--- START ---
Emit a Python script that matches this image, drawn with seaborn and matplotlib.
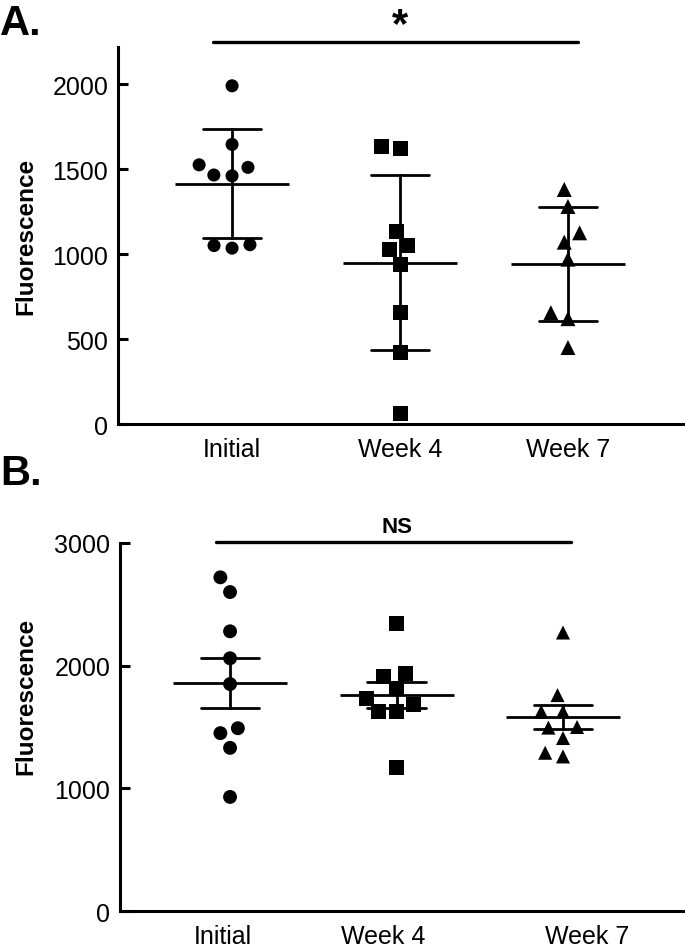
import numpy as np
import pandas as pd
import matplotlib
matplotlib.use("Agg")
import matplotlib.pyplot as plt
import seaborn as sns

# values
groups = ["Initial", "Week 4", "Week 7"]
markers = ["o", "s", "^"]

a_initial = [1990, 1645, 1525, 1510, 1460, 1465, 1035, 1055, 1050]
a_week4 = [1620, 1635, 1130, 1050, 1025, 940, 655, 420, 60]
a_week7 = [1380, 1280, 1125, 1070, 970, 655, 620, 450]

b_initial = [2720, 2600, 2280, 2060, 1850, 1490, 1450, 1330, 930]
b_week4 = [2345, 1940, 1910, 1815, 1735, 1685, 1625, 1630, 1170]
b_week7 = [2270, 1760, 1625, 1625, 1500, 1495, 1410, 1260, 1290]

a_ticks = [0, 500, 1000, 1500, 2000]
b_ticks = [0, 1000, 2000, 3000]


def make_df(*series):
    rows = []
    for grp, vals in zip(groups, series):
        for v in vals:
            rows.append({"group": grp, "value": v})
    return pd.DataFrame(rows)


df_a = make_df(a_initial, a_week4, a_week7)
df_b = make_df(b_initial, b_week4, b_week7)

sns.set_style("ticks")
plt.rcParams["font.family"] = ["Liberation Sans", "DejaVu Sans"]
# pure black axes and text like the original figure
for key in ["text.color", "axes.edgecolor", "axes.labelcolor",
            "xtick.color", "ytick.color"]:
    plt.rcParams[key] = "black"

fig = plt.figure(figsize=(6.85, 9.53), dpi=100)
ax_a = fig.add_axes([0.1723, 0.5540, 0.8248, 0.3956])
ax_b = fig.add_axes([0.1752, 0.0430, 0.8219, 0.3862])


def draw_panel(ax, df, err, marker_sizes, gaps):
    # individual points, one marker shape per group
    # an invisible edge width only widens the swarm spacing
    for grp, mk, sz, gap in zip(groups, markers, marker_sizes, gaps):
        sns.swarmplot(data=df[df["group"] == grp], x="group", y="value",
                      order=groups, marker=mk, size=sz, color="black",
                      edgecolor="none", linewidth=gap, ax=ax)
    # mean line with error bars
    sns.pointplot(data=df, x="group", y="value", order=groups,
                  errorbar=err, capsize=0.35, color="black",
                  marker="_", markersize=82, markeredgewidth=2.0,
                  linestyle="none", err_kws={"linewidth": 2.0}, ax=ax)
    for side in ["top", "right"]:
        ax.spines[side].set_visible(False)
    for side in ["left", "bottom"]:
        ax.spines[side].set_linewidth(2.2)
    ax.tick_params(axis="y", direction="in", length=7, width=2.2,
                   labelsize=18, pad=7)
    ax.tick_params(axis="x", length=0, labelsize=18, pad=9)
    ax.set_xlabel("")
    ax.set_ylabel("Fluorescence", fontsize=17.5, fontweight="bold")


# panel A: mean +/- SD
draw_panel(ax_a, df_a, "sd", [9.4, 10.8, 10.8], [3.1, 1.7, 1.7])
ax_a.set_xlim(-0.679, 2.685)
ax_a.set_ylim(0, 2218)
ax_a.set_yticks(a_ticks)
ax_a.yaxis.set_label_coords(-0.142, 0.5)
ax_a.plot([-0.113, 2.06], [2247, 2247], color="black", linewidth=2.4,
          clip_on=False)
ax_a.text(1.0, 2280, "*", ha="center", va="baseline", fontsize=30,
          fontweight="bold")

# panel B: mean +/- SEM
draw_panel(ax_b, df_b, "se", [10.0, 10.8, 10.1], [2.5, 1.7, 2.4])
ax_b.set_xlim(-0.661, 2.721)
ax_b.set_ylim(0, 3000)
ax_b.set_yticks(b_ticks)
ax_b.set_xticks([-0.042, 0.919, 2.144])
ax_b.set_xticklabels(groups)
ax_b.yaxis.set_label_coords(-0.146, 0.587)
ax_b.plot([-0.084, 2.048], [3005, 3005], color="black", linewidth=2.4,
          clip_on=False)
ax_b.text(1.0, 3091, "NS", ha="center", va="baseline", fontsize=16,
          fontweight="bold")

# panel letters
fig.text(0.0, 1 - 35 / 953, "A.", fontsize=30, fontweight="bold",
         ha="left", va="baseline")
fig.text(0.0, 1 - 485 / 953, "B.", fontsize=30, fontweight="bold",
         ha="left", va="baseline")

fig.savefig("out.png", dpi=100)
plt.close(fig)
--- END ---
Extract the lines exactly, please: the first line of the listing, the line with "ax_b = fig.add_axes([0.1752, 0.0430, 0.8219, 0.3862])", and every line between them, but no pictures.

Emit a Python script that matches this image, drawn with seaborn and matplotlib.
import numpy as np
import pandas as pd
import matplotlib
matplotlib.use("Agg")
import matplotlib.pyplot as plt
import seaborn as sns

# values
groups = ["Initial", "Week 4", "Week 7"]
markers = ["o", "s", "^"]

a_initial = [1990, 1645, 1525, 1510, 1460, 1465, 1035, 1055, 1050]
a_week4 = [1620, 1635, 1130, 1050, 1025, 940, 655, 420, 60]
a_week7 = [1380, 1280, 1125, 1070, 970, 655, 620, 450]

b_initial = [2720, 2600, 2280, 2060, 1850, 1490, 1450, 1330, 930]
b_week4 = [2345, 1940, 1910, 1815, 1735, 1685, 1625, 1630, 1170]
b_week7 = [2270, 1760, 1625, 1625, 1500, 1495, 1410, 1260, 1290]

a_ticks = [0, 500, 1000, 1500, 2000]
b_ticks = [0, 1000, 2000, 3000]


def make_df(*series):
    rows = []
    for grp, vals in zip(groups, series):
        for v in vals:
            rows.append({"group": grp, "value": v})
    return pd.DataFrame(rows)


df_a = make_df(a_initial, a_week4, a_week7)
df_b = make_df(b_initial, b_week4, b_week7)

sns.set_style("ticks")
plt.rcParams["font.family"] = ["Liberation Sans", "DejaVu Sans"]
# pure black axes and text like the original figure
for key in ["text.color", "axes.edgecolor", "axes.labelcolor",
            "xtick.color", "ytick.color"]:
    plt.rcParams[key] = "black"

fig = plt.figure(figsize=(6.85, 9.53), dpi=100)
ax_a = fig.add_axes([0.1723, 0.5540, 0.8248, 0.3956])
ax_b = fig.add_axes([0.1752, 0.0430, 0.8219, 0.3862])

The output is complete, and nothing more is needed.